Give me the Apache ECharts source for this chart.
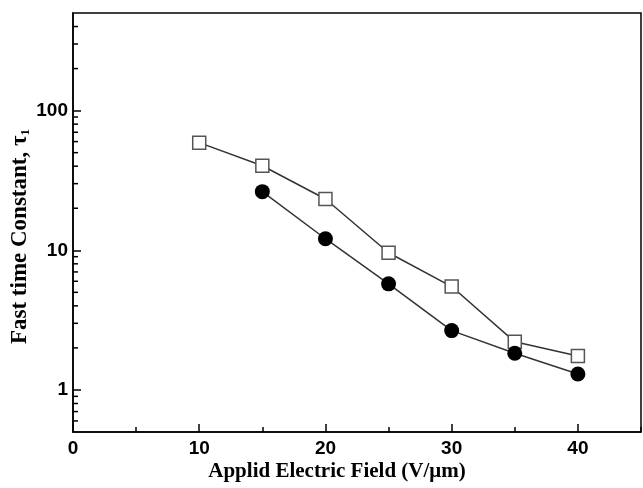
<!DOCTYPE html>
<html>
<head>
<meta charset="utf-8">
<script src="https://cdn.jsdelivr.net/npm/echarts@6/dist/echarts.min.js"></script>
<style>
  html, body { margin: 0; padding: 0; background: #fff; }
</style>
</head>
<body>
<div id="main" style="width: 643px; height: 488px;"></div>
<script>
    // field values (V/um)
    var fieldOpen = [10, 15, 20, 25, 30, 35, 40];
    var tauOpen = [59, 40.3, 23.3, 9.6, 5.5, 2.21, 1.75];
    var fieldFilled = [15, 20, 25, 30, 35, 40];
    var tauFilled = [26.3, 12.1, 5.75, 2.66, 1.83, 1.3];
    // log minor ticks on the y axis
    var yMinorTicks = [0.6, 0.7, 0.8, 0.9, 2, 3, 4, 5, 6, 7, 8, 9,
        20, 30, 40, 50, 60, 70, 80, 90, 200, 300, 400];

    var myChart = echarts.init(document.getElementById('main'));

    function pairs(xs, ys) {
        return xs.map(function (x, i) { return [x, ys[i]]; });
    }

    var option = {
        backgroundColor: '#fff',
        animation: false,
        grid: {
            left: 73, top: 13, right: 2, bottom: 56,
            show: true, borderColor: '#000', borderWidth: 1.5
        },
        xAxis: [{
            type: 'value',
            min: 0, max: 45, interval: 10,
            name: 'Applid Electric Field (V/\u03bcm)',
            nameLocation: 'middle',
            nameGap: 29,
            nameMoveOverlap: false,
            nameTextStyle: {
                fontFamily: 'Liberation Serif', fontWeight: 'bold', fontSize: 21,
                color: '#000', padding: [0, 40, 0, 0]
            },
            axisLine: { lineStyle: { color: '#000', width: 1.5 } },
            axisTick: { inside: true, length: 8, lineStyle: { color: '#000', width: 1.5 } },
            axisLabel: {
                margin: 7, showMaxLabel: false,
                fontFamily: 'Liberation Sans', fontWeight: 'bold', fontSize: 19, color: '#000'
            },
            splitLine: { show: false }
        }, {
            type: 'value',
            min: 0, max: 45, interval: 5,
            position: 'bottom',
            axisLine: { show: false },
            axisTick: { inside: true, length: 5, lineStyle: { color: '#000', width: 1.5 } },
            axisLabel: { show: false },
            splitLine: { show: false }
        }],
        yAxis: {
            type: 'log',
            logBase: 10,
            min: 0.5, max: 500,
            name: 'Fast time Constant, {t|\u03c4}{s|1}',
            nameLocation: 'middle',
            nameGap: 41,
            nameMoveOverlap: false,
            nameTextStyle: {
                fontFamily: 'Liberation Serif', fontWeight: 'bold', fontSize: 23, color: '#000',
                padding: [0, 28, 0, 0],
                rich: {
                    t: { fontFamily: 'Liberation Serif', fontSize: 23, color: '#000' },
                    s: { fontFamily: 'Liberation Serif', fontSize: 13, color: '#000', verticalAlign: 'bottom', padding: [10, 0, 0, 0] }
                }
            },
            axisLine: { lineStyle: { color: '#000', width: 1.5 } },
            axisTick: { inside: true, length: 8, lineStyle: { color: '#000', width: 1.5 } },
            axisLabel: {
                margin: 5, showMinLabel: false, showMaxLabel: false,
                fontFamily: 'Liberation Sans', fontWeight: 'bold', fontSize: 19, color: '#000'
            },
            splitLine: { show: false }
        },
        series: [{
            type: 'custom',
            silent: true,
            data: yMinorTicks.map(function (v) { return [0, v]; }),
            renderItem: function (params, api) {
                var p = api.coord([api.value(0), api.value(1)]);
                return {
                    type: 'line',
                    shape: { x1: p[0], y1: p[1], x2: p[0] + 5, y2: p[1] },
                    style: { stroke: '#000', lineWidth: 1.5 }
                };
            }
        }, {
            type: 'line',
            data: pairs(fieldOpen, tauOpen),
            symbol: 'rect',
            symbolSize: 13,
            lineStyle: { color: '#333', width: 1.5 },
            itemStyle: { color: '#fff', borderColor: '#555', borderWidth: 1.5 }
        }, {
            type: 'line',
            data: pairs(fieldFilled, tauFilled),
            symbol: 'circle',
            symbolSize: 15,
            lineStyle: { color: '#333', width: 1.5 },
            itemStyle: { color: '#000', borderColor: '#000', borderWidth: 0 }
        }]
    };

    myChart.setOption(option);
</script>
</body>
</html>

Set problem |
Write out the listing above exactly as it stands, pictures excluded.

Correct result |
Give me the Apache ECharts source for this chart.
<!DOCTYPE html>
<html>
<head>
<meta charset="utf-8">
<script src="https://cdn.jsdelivr.net/npm/echarts@6/dist/echarts.min.js"></script>
<style>
  html, body { margin: 0; padding: 0; background: #fff; }
</style>
</head>
<body>
<div id="main" style="width: 643px; height: 488px;"></div>
<script>
    // field values (V/um)
    var fieldOpen = [10, 15, 20, 25, 30, 35, 40];
    var tauOpen = [59, 40.3, 23.3, 9.6, 5.5, 2.21, 1.75];
    var fieldFilled = [15, 20, 25, 30, 35, 40];
    var tauFilled = [26.3, 12.1, 5.75, 2.66, 1.83, 1.3];
    // log minor ticks on the y axis
    var yMinorTicks = [0.6, 0.7, 0.8, 0.9, 2, 3, 4, 5, 6, 7, 8, 9,
        20, 30, 40, 50, 60, 70, 80, 90, 200, 300, 400];

    var myChart = echarts.init(document.getElementById('main'));

    function pairs(xs, ys) {
        return xs.map(function (x, i) { return [x, ys[i]]; });
    }

    var option = {
        backgroundColor: '#fff',
        animation: false,
        grid: {
            left: 73, top: 13, right: 2, bottom: 56,
            show: true, borderColor: '#000', borderWidth: 1.5
        },
        xAxis: [{
            type: 'value',
            min: 0, max: 45, interval: 10,
            name: 'Applid Electric Field (V/\u03bcm)',
            nameLocation: 'middle',
            nameGap: 29,
            nameMoveOverlap: false,
            nameTextStyle: {
                fontFamily: 'Liberation Serif', fontWeight: 'bold', fontSize: 21,
                color: '#000', padding: [0, 40, 0, 0]
            },
            axisLine: { lineStyle: { color: '#000', width: 1.5 } },
            axisTick: { inside: true, length: 8, lineStyle: { color: '#000', width: 1.5 } },
            axisLabel: {
                margin: 7, showMaxLabel: false,
                fontFamily: 'Liberation Sans', fontWeight: 'bold', fontSize: 19, color: '#000'
            },
            splitLine: { show: false }
        }, {
            type: 'value',
            min: 0, max: 45, interval: 5,
            position: 'bottom',
            axisLine: { show: false },
            axisTick: { inside: true, length: 5, lineStyle: { color: '#000', width: 1.5 } },
            axisLabel: { show: false },
            splitLine: { show: false }
        }],
        yAxis: {
            type: 'log',
            logBase: 10,
            min: 0.5, max: 500,
            name: 'Fast time Constant, {t|\u03c4}{s|1}',
            nameLocation: 'middle',
            nameGap: 41,
            nameMoveOverlap: false,
            nameTextStyle: {
                fontFamily: 'Liberation Serif', fontWeight: 'bold', fontSize: 23, color: '#000',
                padding: [0, 28, 0, 0],
                rich: {
                    t: { fontFamily: 'Liberation Serif', fontSize: 23, color: '#000' },
                    s: { fontFamily: 'Liberation Serif', fontSize: 13, color: '#000', verticalAlign: 'bottom', padding: [10, 0, 0, 0] }
                }
            },
            axisLine: { lineStyle: { color: '#000', width: 1.5 } },
            axisTick: { inside: true, length: 8, lineStyle: { color: '#000', width: 1.5 } },
            axisLabel: {
                margin: 5, showMinLabel: false, showMaxLabel: false,
                fontFamily: 'Liberation Sans', fontWeight: 'bold', fontSize: 19, color: '#000'
            },
            splitLine: { show: false }
        },
        series: [{
            type: 'custom',
            silent: true,
            data: yMinorTicks.map(function (v) { return [0, v]; }),
            renderItem: function (params, api) {
                var p = api.coord([api.value(0), api.value(1)]);
                return {
                    type: 'line',
                    shape: { x1: p[0], y1: p[1], x2: p[0] + 5, y2: p[1] },
                    style: { stroke: '#000', lineWidth: 1.5 }
                };
            }
        }, {
            type: 'line',
            data: pairs(fieldOpen, tauOpen),
            symbol: 'rect',
            symbolSize: 13,
            lineStyle: { color: '#333', width: 1.5 },
            itemStyle: { color: '#fff', borderColor: '#555', borderWidth: 1.5 }
        }, {
            type: 'line',
            data: pairs(fieldFilled, tauFilled),
            symbol: 'circle',
            symbolSize: 15,
            lineStyle: { color: '#333', width: 1.5 },
            itemStyle: { color: '#000', borderColor: '#000', borderWidth: 0 }
        }]
    };

    myChart.setOption(option);
</script>
</body>
</html>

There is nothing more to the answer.